Erinnerung an politische Strafjustiz und die Opfer
Dresdner Neueste Nachrichten vom 9. April 2010
von Christoph Stephan
Es sind Schicksale wie das von Margarete Blank, die auch 65 Jahre nach ihrem Tod immer noch berühren und einen im Georg-Schumann-Bau der Technischen Universität Dresden am Münchner Platz nachdenklich stimmen. Die Ärztin hatte eine Praxis auf dem Land, war keine erklärte Kommunistin oder Widerstandskämpferin, wurde aber trotzdem 1944 von der Gestapo festgenommen und durch den Volksgerichtshof im heutigen Schumann-Bau zum Tode verurteilt, weil sie gegenüber einem Oberstabsarzt Zweifel am "Endsieg" der Deutschen im Zweiten Weltkrieg äußerte. Das Fallbeil im Innenhof des bedrohlichen Justizgebäudes beendete am 8. Februar 1945 das Leben von Margarete Blank. Sie wurde 43 Jahre alt.
Blanks Schicksal ist nur eines von vielen. Mehr als 1300 Menschen ließen die Nazis am Münchner Platz hinrichten. Aber auch in der DDR war das Gebäude von 1952 bis 1956 erneut zentrale Hinrichtungsstätte mit 62 nachgewiesenen vollstreckten Todesurteilen.
Seit 1959 wird vor Ort in einer Gedenkstätte an politische Strafjustiz und deren Opfer erinnert. Allerdings liegt diese ziemlich versteckt im Innenhof des Schumann-Baus. "Wir sind nur sehr schwer zu finden", bedauert die Leiterin der Gedenkstätte Münchner Platz, Birgit Sack. "Obwohl viele Dresdner und Besucher täglich die George-Bähr-Straße entlang laufen, gehen sie doch oft an uns vorbei."
Besserung ist nun in Sicht, denn durch das Sächsische Immobilien- und Baumanagement wird die Einrichtung bis Oktober für rund 500 000 Euro saniert und vergrößert. Die Gedenkstätte soll danach direkt vom Münchner Platz aus über einen Eingang neben der großen Treppe des Schumann-Baus zu erreichen und so zu erkennen sein.
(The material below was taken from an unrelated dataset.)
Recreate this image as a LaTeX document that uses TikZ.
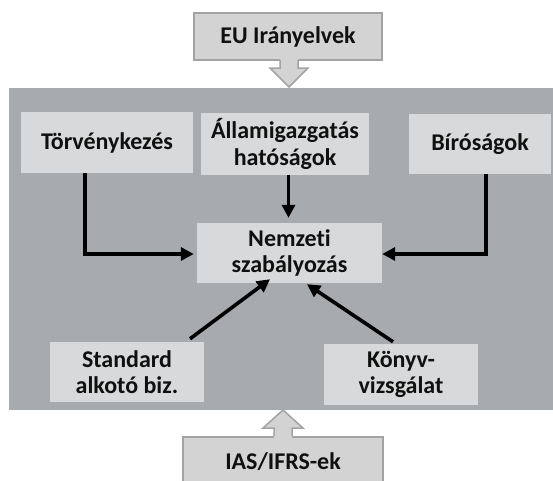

"Die Ausstellungsfläche verdoppelt sich durch den Umbau auf 275 Quadratmeter. Die TU hat uns freundlicherweise ehemalige Archivräume im Souterrain zur Verfügung gestellt", erklärt Sack. Ziel ist es, eine Dauerausstellung über die Geschichte des ehemaligen Haft- und Justizkomplexes am Münchner Platz einzurichten und einzelne Schicksale von Opfern während der NS-Diktatur, der sowjetischen Besatzungszeit sowie der frühen DDR vorzustellen.
"Wir wollen den Menschen, die hier gestorben sind, eine Stimme geben. Deshalb soll es neben klassischen Texttafeln auch moderne Hör- und Filmstationen geben, an denen wir Interviews mit Zeitzeugen präsentieren", sagt die Leiterin der Gedenkstätte.
Trotz der fortgeschrittenen Planungen plagen Birgit Sack in Bezug auf das ambitionierte Ausstellungsprojekt große Sorgen, denn die Finanzierung dafür steht noch nicht und entsprechend schleppend laufen die konkreten Vorbereitungen an. Rund 400 000 Euro werden für die Schau benötigt und ein Antrag auf Projektförderung beim Bundesbeauftragten für Kultur und Medien, Bernd Neumann, ist bis jetzt nicht bewilligt. Sack hofft darauf, dass das Land Sachsen im Ernstfall einspringt und die benötigte Summe beisteuert.
"In Zeiten knapper Kassen weiß ich nicht, wie viel wir erwarten dürfen", meint sie nachdenklich. Läuft es ganz schlecht, hätte die Gedenkstätte Münchner Platz bald aus Mitteln des Konjunkturpaketes II bezahlte neue Räume ohne eine Ausstellung. Fest steht zumindest schon eines: der angepeilte Eröffnungstermin für die Ausstellung im Mai 2012 ist wohl nicht zu halten. Im vergangenen Jahr besichtigten laut Birgit Sack insgesamt 5800 angemeldete Besucher die Gedenkstätte am Münchner Platz, darunter etwa 700 Schüler.